__WORK REQUIRED__: Begin at the first line of the data and copy each line through the one containing "1.2, 0.5, 0];", that line included, with no pictures.
── INFORMATION PROVIDED
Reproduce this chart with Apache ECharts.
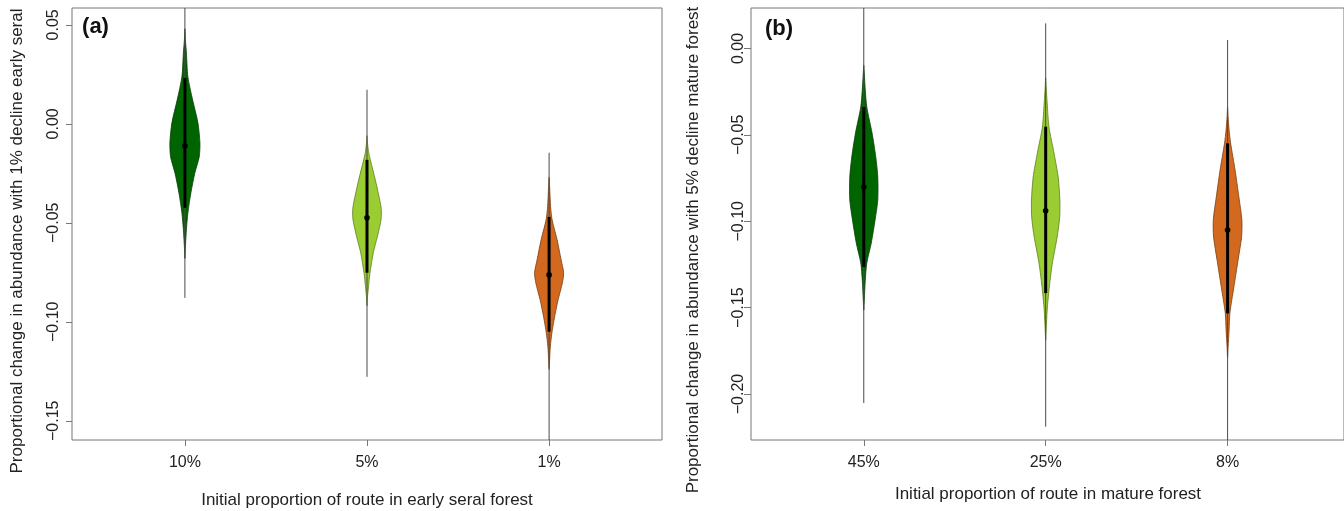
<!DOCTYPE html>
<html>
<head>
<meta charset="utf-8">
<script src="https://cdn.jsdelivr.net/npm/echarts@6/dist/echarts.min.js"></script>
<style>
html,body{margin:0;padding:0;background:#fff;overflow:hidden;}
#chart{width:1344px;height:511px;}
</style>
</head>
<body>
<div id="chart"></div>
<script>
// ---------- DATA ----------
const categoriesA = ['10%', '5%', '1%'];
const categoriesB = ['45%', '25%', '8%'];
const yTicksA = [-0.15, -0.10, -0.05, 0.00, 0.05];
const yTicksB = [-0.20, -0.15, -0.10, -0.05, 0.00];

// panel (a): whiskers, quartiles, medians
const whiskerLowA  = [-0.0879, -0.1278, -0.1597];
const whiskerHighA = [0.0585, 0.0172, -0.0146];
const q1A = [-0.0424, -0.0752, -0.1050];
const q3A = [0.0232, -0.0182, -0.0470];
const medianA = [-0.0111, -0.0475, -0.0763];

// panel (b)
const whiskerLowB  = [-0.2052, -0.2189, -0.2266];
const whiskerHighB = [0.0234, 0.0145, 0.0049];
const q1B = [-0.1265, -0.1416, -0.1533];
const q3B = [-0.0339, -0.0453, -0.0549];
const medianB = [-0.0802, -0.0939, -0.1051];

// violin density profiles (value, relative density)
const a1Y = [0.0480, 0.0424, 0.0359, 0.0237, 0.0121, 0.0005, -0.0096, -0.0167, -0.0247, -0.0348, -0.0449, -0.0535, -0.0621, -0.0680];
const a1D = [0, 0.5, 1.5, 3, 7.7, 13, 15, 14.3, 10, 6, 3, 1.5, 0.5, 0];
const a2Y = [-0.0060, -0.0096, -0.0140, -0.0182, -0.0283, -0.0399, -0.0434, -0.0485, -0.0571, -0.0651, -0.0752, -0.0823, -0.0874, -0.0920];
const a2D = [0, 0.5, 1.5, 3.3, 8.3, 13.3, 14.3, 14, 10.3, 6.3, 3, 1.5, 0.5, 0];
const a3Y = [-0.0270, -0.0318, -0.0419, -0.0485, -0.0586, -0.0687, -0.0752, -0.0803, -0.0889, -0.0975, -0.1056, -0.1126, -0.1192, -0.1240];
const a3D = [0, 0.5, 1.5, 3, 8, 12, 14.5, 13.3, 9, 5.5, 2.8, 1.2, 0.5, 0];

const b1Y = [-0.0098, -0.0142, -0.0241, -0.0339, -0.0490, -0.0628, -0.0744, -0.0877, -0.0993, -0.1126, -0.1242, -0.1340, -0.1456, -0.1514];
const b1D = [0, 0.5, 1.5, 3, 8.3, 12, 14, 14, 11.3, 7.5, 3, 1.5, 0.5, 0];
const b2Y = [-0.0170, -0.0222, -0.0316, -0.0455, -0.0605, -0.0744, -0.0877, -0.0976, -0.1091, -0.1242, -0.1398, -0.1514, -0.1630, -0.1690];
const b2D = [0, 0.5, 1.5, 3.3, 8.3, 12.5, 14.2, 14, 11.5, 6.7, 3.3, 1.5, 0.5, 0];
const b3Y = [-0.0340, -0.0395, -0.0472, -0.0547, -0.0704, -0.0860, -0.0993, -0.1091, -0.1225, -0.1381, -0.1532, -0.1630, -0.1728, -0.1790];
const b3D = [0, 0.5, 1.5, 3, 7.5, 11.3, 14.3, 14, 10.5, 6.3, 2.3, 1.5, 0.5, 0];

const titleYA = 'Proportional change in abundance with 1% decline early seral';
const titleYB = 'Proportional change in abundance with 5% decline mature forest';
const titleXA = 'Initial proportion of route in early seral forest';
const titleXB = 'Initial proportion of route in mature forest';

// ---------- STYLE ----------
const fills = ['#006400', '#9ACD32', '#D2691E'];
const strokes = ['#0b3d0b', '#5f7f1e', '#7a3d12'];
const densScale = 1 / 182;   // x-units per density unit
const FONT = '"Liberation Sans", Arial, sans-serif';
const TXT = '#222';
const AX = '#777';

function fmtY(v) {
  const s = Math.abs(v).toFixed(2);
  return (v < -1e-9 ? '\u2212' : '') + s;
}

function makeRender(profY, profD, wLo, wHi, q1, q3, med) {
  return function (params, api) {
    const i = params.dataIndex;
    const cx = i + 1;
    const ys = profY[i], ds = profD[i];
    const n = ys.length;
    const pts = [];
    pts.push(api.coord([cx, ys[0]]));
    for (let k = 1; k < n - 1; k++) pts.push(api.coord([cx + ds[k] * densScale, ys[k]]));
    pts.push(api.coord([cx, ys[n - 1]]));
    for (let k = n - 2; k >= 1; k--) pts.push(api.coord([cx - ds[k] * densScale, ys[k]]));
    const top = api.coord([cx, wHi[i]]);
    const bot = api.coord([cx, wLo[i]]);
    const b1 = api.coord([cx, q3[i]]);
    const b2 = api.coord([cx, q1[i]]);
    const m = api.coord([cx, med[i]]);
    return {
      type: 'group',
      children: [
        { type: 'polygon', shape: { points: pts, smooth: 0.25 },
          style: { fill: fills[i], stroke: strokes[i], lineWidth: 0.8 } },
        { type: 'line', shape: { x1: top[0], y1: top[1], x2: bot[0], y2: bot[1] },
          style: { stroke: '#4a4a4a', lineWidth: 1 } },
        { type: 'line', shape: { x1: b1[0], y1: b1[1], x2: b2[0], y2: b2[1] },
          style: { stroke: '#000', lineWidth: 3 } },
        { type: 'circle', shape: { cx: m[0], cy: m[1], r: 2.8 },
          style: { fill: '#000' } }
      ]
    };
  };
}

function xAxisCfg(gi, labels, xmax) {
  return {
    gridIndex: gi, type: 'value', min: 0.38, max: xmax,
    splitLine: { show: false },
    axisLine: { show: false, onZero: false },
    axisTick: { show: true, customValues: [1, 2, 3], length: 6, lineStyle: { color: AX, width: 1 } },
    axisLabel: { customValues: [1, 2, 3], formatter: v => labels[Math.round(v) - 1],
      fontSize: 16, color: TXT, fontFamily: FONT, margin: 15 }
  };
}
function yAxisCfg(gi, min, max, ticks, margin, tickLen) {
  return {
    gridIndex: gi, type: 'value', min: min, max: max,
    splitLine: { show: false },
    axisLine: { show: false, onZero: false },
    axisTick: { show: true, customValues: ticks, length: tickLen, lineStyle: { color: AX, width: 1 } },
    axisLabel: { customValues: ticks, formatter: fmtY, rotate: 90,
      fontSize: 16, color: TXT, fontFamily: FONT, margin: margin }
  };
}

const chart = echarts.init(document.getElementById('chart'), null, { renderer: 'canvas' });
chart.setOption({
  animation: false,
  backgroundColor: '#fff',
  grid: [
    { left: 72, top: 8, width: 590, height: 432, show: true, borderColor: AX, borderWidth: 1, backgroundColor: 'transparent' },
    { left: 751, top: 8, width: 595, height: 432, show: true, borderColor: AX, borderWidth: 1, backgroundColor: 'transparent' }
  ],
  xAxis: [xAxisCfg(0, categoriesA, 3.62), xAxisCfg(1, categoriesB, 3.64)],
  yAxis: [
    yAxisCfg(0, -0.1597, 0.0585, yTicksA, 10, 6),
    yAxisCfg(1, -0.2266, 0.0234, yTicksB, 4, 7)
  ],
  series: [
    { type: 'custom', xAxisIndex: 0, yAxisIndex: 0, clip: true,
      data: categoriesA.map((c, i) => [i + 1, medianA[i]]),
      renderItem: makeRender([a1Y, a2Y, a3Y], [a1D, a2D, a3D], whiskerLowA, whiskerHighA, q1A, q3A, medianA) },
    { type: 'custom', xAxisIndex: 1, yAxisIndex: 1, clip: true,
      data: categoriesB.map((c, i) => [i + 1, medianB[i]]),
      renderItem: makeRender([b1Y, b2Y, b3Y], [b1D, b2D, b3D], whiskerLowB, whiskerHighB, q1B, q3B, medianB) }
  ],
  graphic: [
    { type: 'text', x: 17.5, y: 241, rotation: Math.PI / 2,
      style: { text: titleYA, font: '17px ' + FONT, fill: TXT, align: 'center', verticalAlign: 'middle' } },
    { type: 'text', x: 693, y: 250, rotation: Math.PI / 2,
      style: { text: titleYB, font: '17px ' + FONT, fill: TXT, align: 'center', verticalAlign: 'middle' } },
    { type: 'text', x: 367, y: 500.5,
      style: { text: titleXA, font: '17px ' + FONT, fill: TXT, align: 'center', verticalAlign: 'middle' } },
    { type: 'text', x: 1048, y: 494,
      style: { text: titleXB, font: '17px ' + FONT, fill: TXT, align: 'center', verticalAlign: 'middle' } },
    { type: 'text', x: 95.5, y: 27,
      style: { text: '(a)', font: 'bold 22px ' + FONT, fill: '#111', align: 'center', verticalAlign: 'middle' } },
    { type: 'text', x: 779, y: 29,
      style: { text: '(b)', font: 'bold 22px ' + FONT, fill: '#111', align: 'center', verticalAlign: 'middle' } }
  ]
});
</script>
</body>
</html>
────
__SOLUTION FOR THIS EXERCISE__:
Reproduce this chart with Apache ECharts.
<!DOCTYPE html>
<html>
<head>
<meta charset="utf-8">
<script src="https://cdn.jsdelivr.net/npm/echarts@6/dist/echarts.min.js"></script>
<style>
html,body{margin:0;padding:0;background:#fff;overflow:hidden;}
#chart{width:1344px;height:511px;}
</style>
</head>
<body>
<div id="chart"></div>
<script>
// ---------- DATA ----------
const categoriesA = ['10%', '5%', '1%'];
const categoriesB = ['45%', '25%', '8%'];
const yTicksA = [-0.15, -0.10, -0.05, 0.00, 0.05];
const yTicksB = [-0.20, -0.15, -0.10, -0.05, 0.00];

// panel (a): whiskers, quartiles, medians
const whiskerLowA  = [-0.0879, -0.1278, -0.1597];
const whiskerHighA = [0.0585, 0.0172, -0.0146];
const q1A = [-0.0424, -0.0752, -0.1050];
const q3A = [0.0232, -0.0182, -0.0470];
const medianA = [-0.0111, -0.0475, -0.0763];

// panel (b)
const whiskerLowB  = [-0.2052, -0.2189, -0.2266];
const whiskerHighB = [0.0234, 0.0145, 0.0049];
const q1B = [-0.1265, -0.1416, -0.1533];
const q3B = [-0.0339, -0.0453, -0.0549];
const medianB = [-0.0802, -0.0939, -0.1051];

// violin density profiles (value, relative density)
const a1Y = [0.0480, 0.0424, 0.0359, 0.0237, 0.0121, 0.0005, -0.0096, -0.0167, -0.0247, -0.0348, -0.0449, -0.0535, -0.0621, -0.0680];
const a1D = [0, 0.5, 1.5, 3, 7.7, 13, 15, 14.3, 10, 6, 3, 1.5, 0.5, 0];
const a2Y = [-0.0060, -0.0096, -0.0140, -0.0182, -0.0283, -0.0399, -0.0434, -0.0485, -0.0571, -0.0651, -0.0752, -0.0823, -0.0874, -0.0920];
const a2D = [0, 0.5, 1.5, 3.3, 8.3, 13.3, 14.3, 14, 10.3, 6.3, 3, 1.5, 0.5, 0];
const a3Y = [-0.0270, -0.0318, -0.0419, -0.0485, -0.0586, -0.0687, -0.0752, -0.0803, -0.0889, -0.0975, -0.1056, -0.1126, -0.1192, -0.1240];
const a3D = [0, 0.5, 1.5, 3, 8, 12, 14.5, 13.3, 9, 5.5, 2.8, 1.2, 0.5, 0];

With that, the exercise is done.